- [DATA TO USE]:
· · · · ·

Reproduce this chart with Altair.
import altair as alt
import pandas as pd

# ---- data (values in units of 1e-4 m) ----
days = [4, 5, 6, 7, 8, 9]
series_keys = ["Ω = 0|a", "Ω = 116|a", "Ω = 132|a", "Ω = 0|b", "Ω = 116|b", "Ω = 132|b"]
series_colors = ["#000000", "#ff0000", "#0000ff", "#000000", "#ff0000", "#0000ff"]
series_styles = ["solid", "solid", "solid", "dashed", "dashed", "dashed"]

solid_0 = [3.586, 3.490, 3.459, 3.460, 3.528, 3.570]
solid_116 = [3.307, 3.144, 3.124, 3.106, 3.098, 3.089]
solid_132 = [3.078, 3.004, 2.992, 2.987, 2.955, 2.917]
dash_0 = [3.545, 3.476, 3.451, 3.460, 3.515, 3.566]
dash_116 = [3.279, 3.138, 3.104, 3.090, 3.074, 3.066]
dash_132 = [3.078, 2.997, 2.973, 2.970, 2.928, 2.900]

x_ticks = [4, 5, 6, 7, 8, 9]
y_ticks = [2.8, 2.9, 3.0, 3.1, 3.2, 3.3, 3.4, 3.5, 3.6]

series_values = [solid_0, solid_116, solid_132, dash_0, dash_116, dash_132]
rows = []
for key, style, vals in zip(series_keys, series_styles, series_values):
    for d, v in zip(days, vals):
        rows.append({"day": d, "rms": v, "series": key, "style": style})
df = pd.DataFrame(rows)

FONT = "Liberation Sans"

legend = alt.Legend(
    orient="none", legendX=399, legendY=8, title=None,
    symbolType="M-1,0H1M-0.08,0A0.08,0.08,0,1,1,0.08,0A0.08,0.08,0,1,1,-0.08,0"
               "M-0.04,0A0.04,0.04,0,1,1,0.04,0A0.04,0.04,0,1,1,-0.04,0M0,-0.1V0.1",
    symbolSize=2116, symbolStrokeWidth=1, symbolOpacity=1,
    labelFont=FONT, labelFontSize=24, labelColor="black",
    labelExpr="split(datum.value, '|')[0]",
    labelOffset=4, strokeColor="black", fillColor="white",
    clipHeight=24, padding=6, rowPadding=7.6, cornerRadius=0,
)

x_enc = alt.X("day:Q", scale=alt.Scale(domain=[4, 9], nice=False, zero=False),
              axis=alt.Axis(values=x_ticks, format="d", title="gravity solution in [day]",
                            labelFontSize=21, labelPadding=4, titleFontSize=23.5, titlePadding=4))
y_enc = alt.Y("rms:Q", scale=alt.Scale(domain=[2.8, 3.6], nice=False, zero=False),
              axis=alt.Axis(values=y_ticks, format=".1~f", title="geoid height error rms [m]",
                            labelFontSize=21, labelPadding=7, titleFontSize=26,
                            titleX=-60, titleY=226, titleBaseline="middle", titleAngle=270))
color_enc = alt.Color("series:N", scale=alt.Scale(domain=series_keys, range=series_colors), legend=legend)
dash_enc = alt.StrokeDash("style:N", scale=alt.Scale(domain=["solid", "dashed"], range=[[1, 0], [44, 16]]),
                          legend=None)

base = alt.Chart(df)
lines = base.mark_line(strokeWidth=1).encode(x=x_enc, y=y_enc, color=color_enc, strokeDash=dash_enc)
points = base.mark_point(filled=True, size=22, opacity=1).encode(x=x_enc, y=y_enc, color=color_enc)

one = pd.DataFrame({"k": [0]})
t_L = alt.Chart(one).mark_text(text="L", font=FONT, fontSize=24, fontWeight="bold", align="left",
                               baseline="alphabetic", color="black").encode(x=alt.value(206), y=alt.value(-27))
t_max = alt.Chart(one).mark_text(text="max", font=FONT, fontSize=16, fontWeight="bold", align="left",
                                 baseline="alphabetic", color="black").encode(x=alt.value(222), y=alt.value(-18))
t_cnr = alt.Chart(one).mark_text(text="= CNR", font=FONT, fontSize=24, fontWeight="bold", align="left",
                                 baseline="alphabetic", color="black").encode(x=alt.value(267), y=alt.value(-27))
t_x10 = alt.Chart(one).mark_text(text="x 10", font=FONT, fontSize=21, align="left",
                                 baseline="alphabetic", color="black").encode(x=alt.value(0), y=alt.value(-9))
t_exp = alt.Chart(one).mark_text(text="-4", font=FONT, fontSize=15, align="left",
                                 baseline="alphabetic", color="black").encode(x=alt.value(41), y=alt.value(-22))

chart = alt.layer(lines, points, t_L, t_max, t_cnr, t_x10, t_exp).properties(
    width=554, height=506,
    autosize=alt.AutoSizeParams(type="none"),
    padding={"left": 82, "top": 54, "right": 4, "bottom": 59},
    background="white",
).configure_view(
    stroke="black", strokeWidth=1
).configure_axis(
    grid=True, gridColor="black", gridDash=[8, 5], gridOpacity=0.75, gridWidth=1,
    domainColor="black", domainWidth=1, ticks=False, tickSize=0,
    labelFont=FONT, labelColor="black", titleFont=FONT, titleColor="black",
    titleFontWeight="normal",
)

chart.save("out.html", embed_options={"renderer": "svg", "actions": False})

· · · · ·

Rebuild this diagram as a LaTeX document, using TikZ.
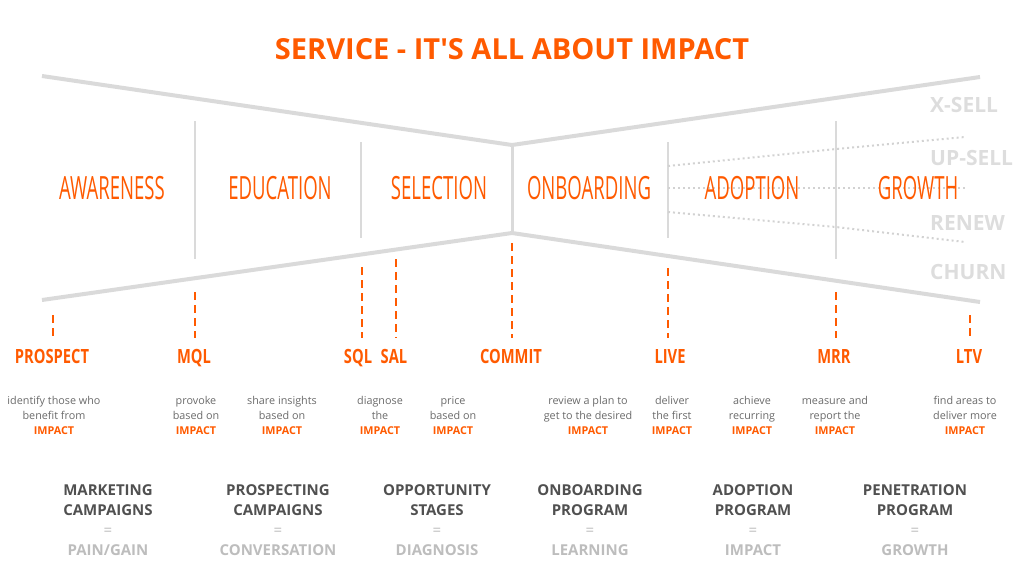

· · · · ·

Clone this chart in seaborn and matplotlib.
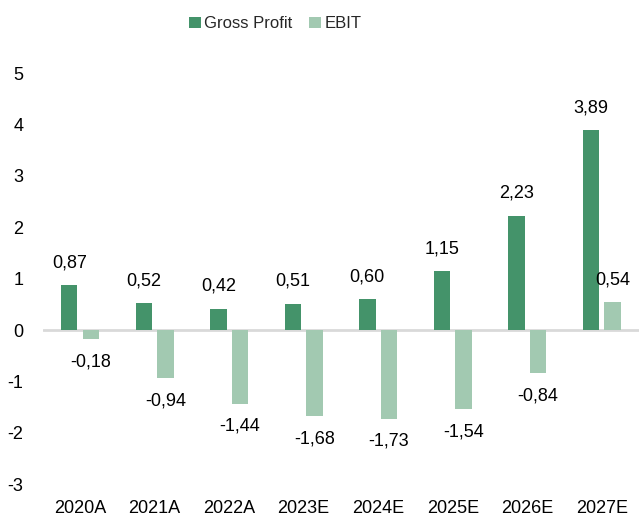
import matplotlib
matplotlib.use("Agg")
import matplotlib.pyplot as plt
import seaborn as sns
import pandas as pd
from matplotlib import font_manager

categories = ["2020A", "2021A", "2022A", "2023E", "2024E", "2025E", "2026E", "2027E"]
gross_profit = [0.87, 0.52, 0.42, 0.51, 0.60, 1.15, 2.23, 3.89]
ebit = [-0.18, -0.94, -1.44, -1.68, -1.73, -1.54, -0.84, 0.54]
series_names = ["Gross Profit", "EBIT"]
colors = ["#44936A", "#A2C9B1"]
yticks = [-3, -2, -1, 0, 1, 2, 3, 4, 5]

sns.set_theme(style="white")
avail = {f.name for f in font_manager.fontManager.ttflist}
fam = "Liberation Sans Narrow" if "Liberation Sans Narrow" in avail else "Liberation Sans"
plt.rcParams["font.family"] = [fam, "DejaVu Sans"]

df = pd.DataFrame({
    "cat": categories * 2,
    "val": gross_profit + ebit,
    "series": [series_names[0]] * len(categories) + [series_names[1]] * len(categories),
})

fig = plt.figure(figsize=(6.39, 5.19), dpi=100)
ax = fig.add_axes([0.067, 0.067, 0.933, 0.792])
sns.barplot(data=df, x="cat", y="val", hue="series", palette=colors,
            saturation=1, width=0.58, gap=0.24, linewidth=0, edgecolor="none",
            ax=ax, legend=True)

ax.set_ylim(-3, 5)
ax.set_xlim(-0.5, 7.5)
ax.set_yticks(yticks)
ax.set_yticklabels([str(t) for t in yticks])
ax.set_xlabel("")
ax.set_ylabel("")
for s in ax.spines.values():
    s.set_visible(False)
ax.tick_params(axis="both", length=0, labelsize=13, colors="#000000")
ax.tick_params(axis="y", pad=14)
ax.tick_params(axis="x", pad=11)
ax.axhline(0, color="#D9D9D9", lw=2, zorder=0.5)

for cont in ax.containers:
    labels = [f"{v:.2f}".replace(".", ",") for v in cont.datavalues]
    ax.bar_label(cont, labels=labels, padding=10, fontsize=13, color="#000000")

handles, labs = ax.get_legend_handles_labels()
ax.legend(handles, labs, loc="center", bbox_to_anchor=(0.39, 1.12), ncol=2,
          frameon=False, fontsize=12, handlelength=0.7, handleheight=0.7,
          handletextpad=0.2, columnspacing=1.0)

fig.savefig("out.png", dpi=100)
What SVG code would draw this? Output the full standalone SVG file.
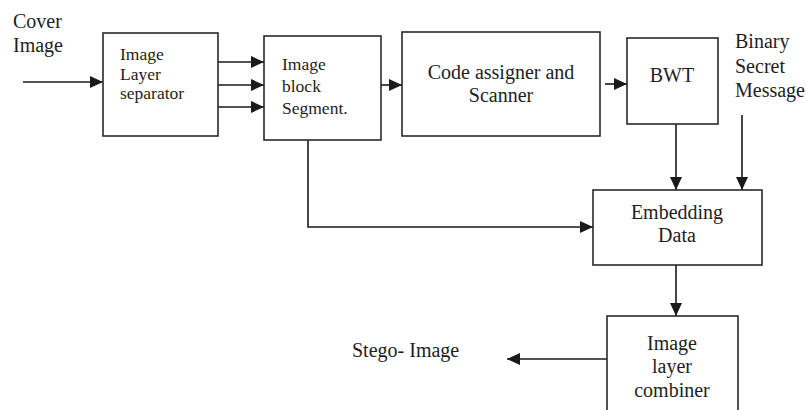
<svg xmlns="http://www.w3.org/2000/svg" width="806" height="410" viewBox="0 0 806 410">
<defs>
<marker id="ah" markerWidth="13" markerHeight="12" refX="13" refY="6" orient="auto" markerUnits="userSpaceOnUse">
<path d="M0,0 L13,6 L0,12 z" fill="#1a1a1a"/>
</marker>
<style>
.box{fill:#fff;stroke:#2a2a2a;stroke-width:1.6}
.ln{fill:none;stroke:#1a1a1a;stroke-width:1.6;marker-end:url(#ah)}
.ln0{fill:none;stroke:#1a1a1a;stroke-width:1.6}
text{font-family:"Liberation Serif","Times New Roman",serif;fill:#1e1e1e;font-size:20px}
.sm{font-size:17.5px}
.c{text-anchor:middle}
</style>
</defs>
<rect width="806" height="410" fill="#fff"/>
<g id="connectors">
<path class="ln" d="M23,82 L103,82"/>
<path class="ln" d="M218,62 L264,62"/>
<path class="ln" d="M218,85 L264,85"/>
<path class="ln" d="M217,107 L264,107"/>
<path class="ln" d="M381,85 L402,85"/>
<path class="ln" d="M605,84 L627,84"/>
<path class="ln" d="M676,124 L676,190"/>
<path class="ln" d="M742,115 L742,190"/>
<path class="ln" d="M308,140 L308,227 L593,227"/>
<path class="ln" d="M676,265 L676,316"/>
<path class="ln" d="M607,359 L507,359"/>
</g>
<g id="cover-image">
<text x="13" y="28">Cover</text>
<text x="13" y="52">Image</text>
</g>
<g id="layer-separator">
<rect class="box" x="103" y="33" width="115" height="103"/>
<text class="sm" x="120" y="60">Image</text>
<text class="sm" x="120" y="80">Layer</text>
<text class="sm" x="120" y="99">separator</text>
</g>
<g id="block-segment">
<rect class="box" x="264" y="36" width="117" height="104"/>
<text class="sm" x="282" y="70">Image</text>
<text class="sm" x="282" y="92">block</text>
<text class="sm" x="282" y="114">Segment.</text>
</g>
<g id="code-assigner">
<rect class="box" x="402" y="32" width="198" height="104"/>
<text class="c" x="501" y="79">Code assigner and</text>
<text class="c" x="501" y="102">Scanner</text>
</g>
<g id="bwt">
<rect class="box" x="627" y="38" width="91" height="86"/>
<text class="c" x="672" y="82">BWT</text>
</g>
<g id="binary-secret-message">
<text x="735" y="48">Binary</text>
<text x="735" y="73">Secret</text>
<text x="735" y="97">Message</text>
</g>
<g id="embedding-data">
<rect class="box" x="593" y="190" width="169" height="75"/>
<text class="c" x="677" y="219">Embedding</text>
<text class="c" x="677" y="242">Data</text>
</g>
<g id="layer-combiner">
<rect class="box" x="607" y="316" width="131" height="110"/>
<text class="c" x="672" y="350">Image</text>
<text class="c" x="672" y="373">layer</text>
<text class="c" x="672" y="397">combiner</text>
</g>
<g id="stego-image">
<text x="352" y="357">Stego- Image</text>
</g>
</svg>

· · · · ·

- [WHAT THIS TASK INVOLVES]: Only the lines from the one with "Clone this chart in seaborn and matplotlib." through the one with "from matplotlib import font_manager", both included, go in the copy, exactly as written. Leave the pictures behind.

- [WORKED SOLUTION]:
Clone this chart in seaborn and matplotlib.
import matplotlib
matplotlib.use("Agg")
import matplotlib.pyplot as plt
import seaborn as sns
import pandas as pd
from matplotlib import font_manager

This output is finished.